Dough left over from the Express Labour (2017) performance, now part of the installation. Photo by Ho King Man. Courtesy Ali Van.
Dough left over from the Express Labour (2017) performance, now part of the installation. Photo by Ho King Man. Courtesy Ali Van.

By the time I made my visit to Practice, the remnants of Van’s now week-old performance remained untouched, left behind as testaments to the show’s riddle-like subtitle, “A muse B ending C hair.” A cup of dried tea, which Van had prepared for a guest to drink, sat on the floor, alongside other ingredients and tools. A hardened piece of dough has cracked like a mosaic atop a table dusted with flour. And finally, a chair made of unfinished wood served as a functioning but shaky seat. Together, these artifacts formed a kind of “residual” exhibit.

A video documenting the event played in one corner of the room. Watching it, I observed Van in the center of the room. Her guests, some on the floor, others standing, form a reverent circle around her. Some have their iPhones out, recording her while she explains that she wanted to make furniture that “reconceives the body.” She begins to assemble the pre-cut legs and frame. Laughter ripples across the room when she struggles and asks the audience for assistance. Two people closest to Van work with her to try fitting the pieces into different holes. A man chimes in with his suggestions for what goes where. As they attempt various configurations, Van continues to narrate the process: “It’s like learning a language.” She asks the helper to hold the frame while she drills. “I don’t think I’m strong enough,” she says, flustered. More join in to help. At one point, she recognizes someone and says “hi” before drilling again. Her self-conscious laughter and heaving breaths can be heard throughout. Applause ensues when the chair is completed.

According to Cici Wu, Van’s work speaks to the “undiscovered potential of feminine sensibility,” and she deliberately chose tasks stereotypically associated with domesticity, such as the making and rolling of the dough. For the final part of her performance, Van brings the dough inside from the fire escape just outside of the window where it has been chilling.
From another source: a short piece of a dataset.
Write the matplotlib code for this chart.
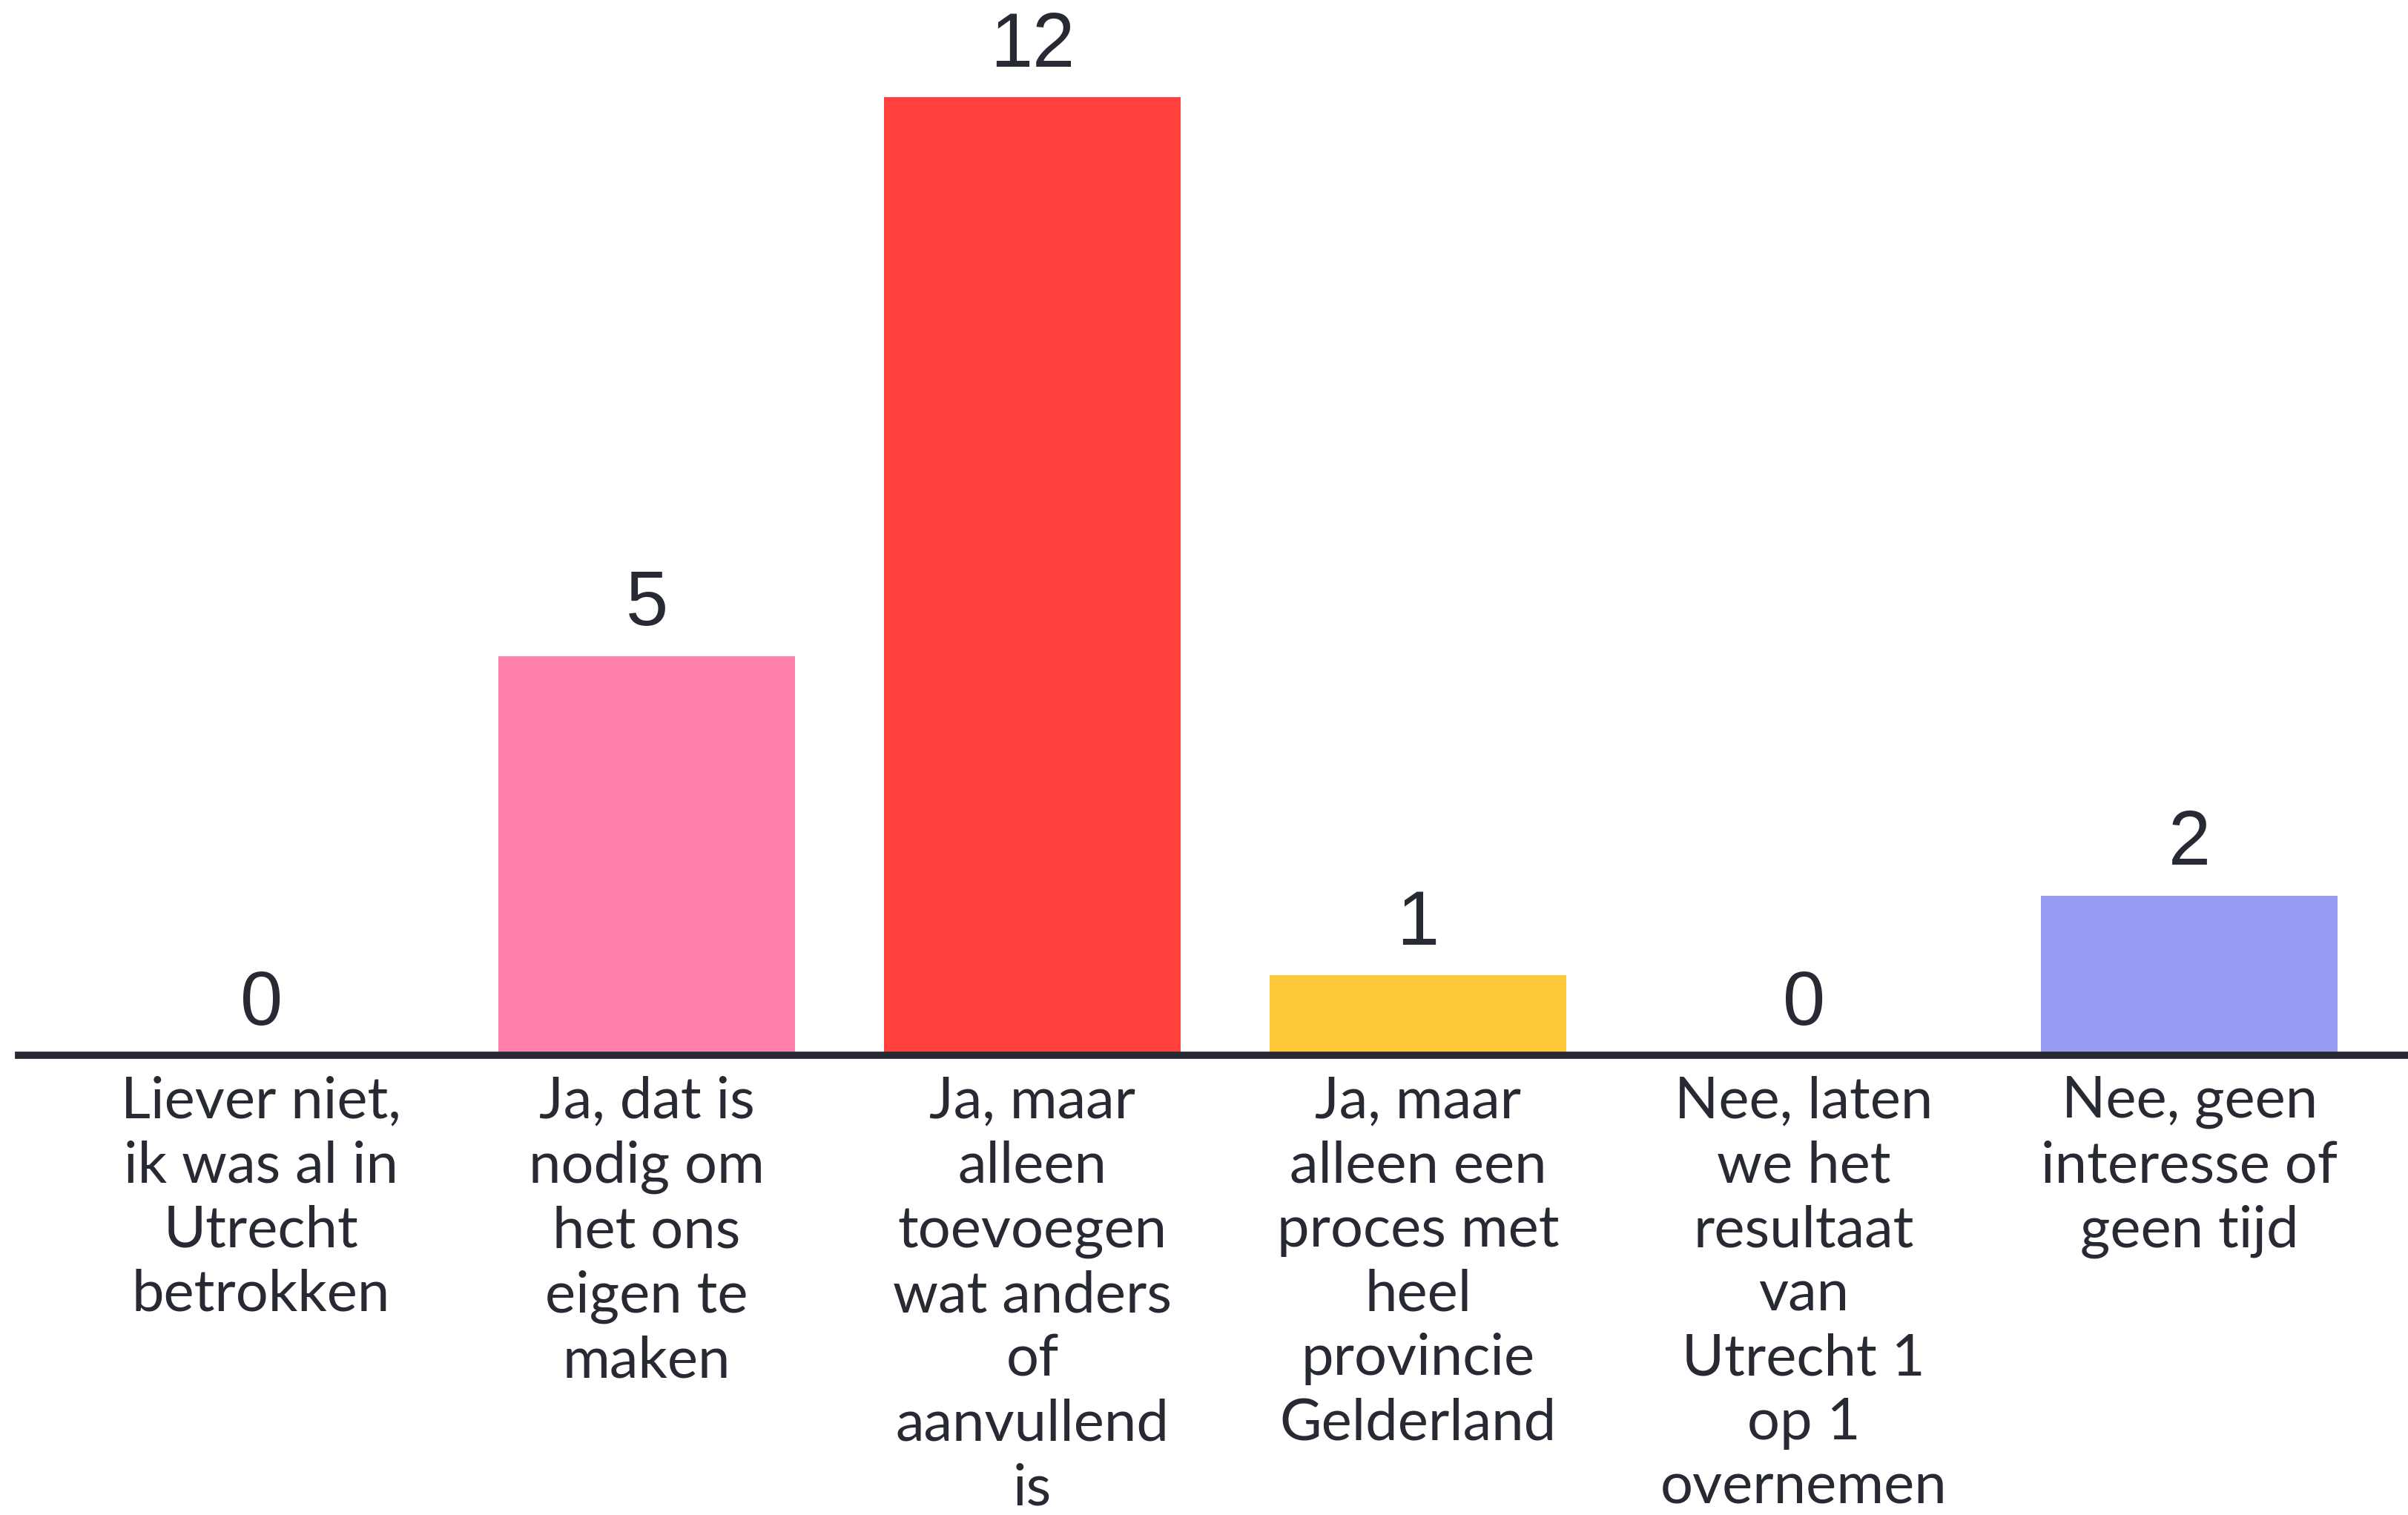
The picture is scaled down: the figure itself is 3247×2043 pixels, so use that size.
import matplotlib
matplotlib.use("Agg")
import matplotlib.pyplot as plt

categories = [
    "Liever niet,\nik was al in\nUtrecht\nbetrokken",
    "Ja, dat is\nnodig om\nhet ons\neigen te\nmaken",
    "Ja, maar\nalleen\ntoevoegen\nwat anders\nof\naanvullend\nis",
    "Ja, maar\nalleen een\nproces met\nheel\nprovincie\nGelderland",
    "Nee, laten\nwe het\nresultaat\nvan\nUtrecht 1\nop 1\novernemen",
    "Nee, geen\ninteresse of\ngeen tijd",
]
counts = [0, 5, 12, 1, 0, 2]
colors = ["#5769e7", "#ff80a9", "#ff403d", "#ffc73a", "#2e3b4e", "#9a9cf4"]

text_color = "#272a33"

fig = plt.figure(figsize=(32.47, 20.43), dpi=100)
ax = fig.add_axes([25 / 3247, 620 / 2043, 1 - 25 / 3247, 1423 / 2043])

x = list(range(len(counts)))
ax.bar(x, counts, width=0.77, color=colors, zorder=2)

for xi, v in zip(x, counts):
    ax.annotate(str(v), (xi, v), xytext=(0, 14), textcoords="offset points",
                ha="center", va="bottom", fontsize=74, color=text_color,
                family="Liberation Sans")

ax.set_xlim(-0.629, 5.567)
ax.set_ylim(0, 13.22)

for s in ["top", "right", "left"]:
    ax.spines[s].set_visible(False)
ax.spines["bottom"].set_linewidth(7)
ax.spines["bottom"].set_color(text_color)
ax.spines["bottom"].set_zorder(3)

ax.set_yticks([])
ax.set_xticks(x)
ax.set_xticklabels(categories, fontsize=56, color=text_color, family="Lato",
                   linespacing=1.275, va="top")
ax.tick_params(axis="x", length=0, pad=20)

fig.savefig("out.png", dpi=100, facecolor="white")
This time, she specifically asks for five volunteers to help stretch and pull the dough. “I haven’t lived a very human existence,” she says, first referencing her transient lifestyle in the past year, then adding, “ever since I came out of my mother.” Here, the video stops. When it starts again, she and the five volunteers begin coating the table in flour, their hands running everywhere. It is a collective effort.

Screen shot from the video of Express Labour (2017). A number of volunteers pitch in to help ALI VAN build the chair, while others observe. Courtesy the artist.

ALI VAN and five volunteers stretch the dough during the performance of Express Labour (2017). Photo by Wang Xu. Courtesy the artist.

Reproduction of Pablo Picasso’s Femme Debout (Olga) (1922), the closest facsimile of this work to date, including a replica of its frame, brought by ALI VAN’s friend, art historian Olivier Berggruen, for the performance of Express Labour (2017). Courtesy the artist.

The performance closes with Van hanging a reproduction of one of Picasso’s sketches, on loan from a guest in attendance. This roughly drawn model perhaps fulfills the figure of the muse that’s alluded to in the exhibit’s subtitle. But revisiting another line from the invitation, “when Olga gave Picasso her first milk”—a reference to the painter’s first wife, who was more châtelaine (housekeeper) than muse—I wonder if Van isn’t yet again drawing our attention to the forms of domestic labor that often go unseen. And by putting her step-by-step processes on display, and physically sharing the work with others, Van quietly revolutionizes her role as both a woman and an artist.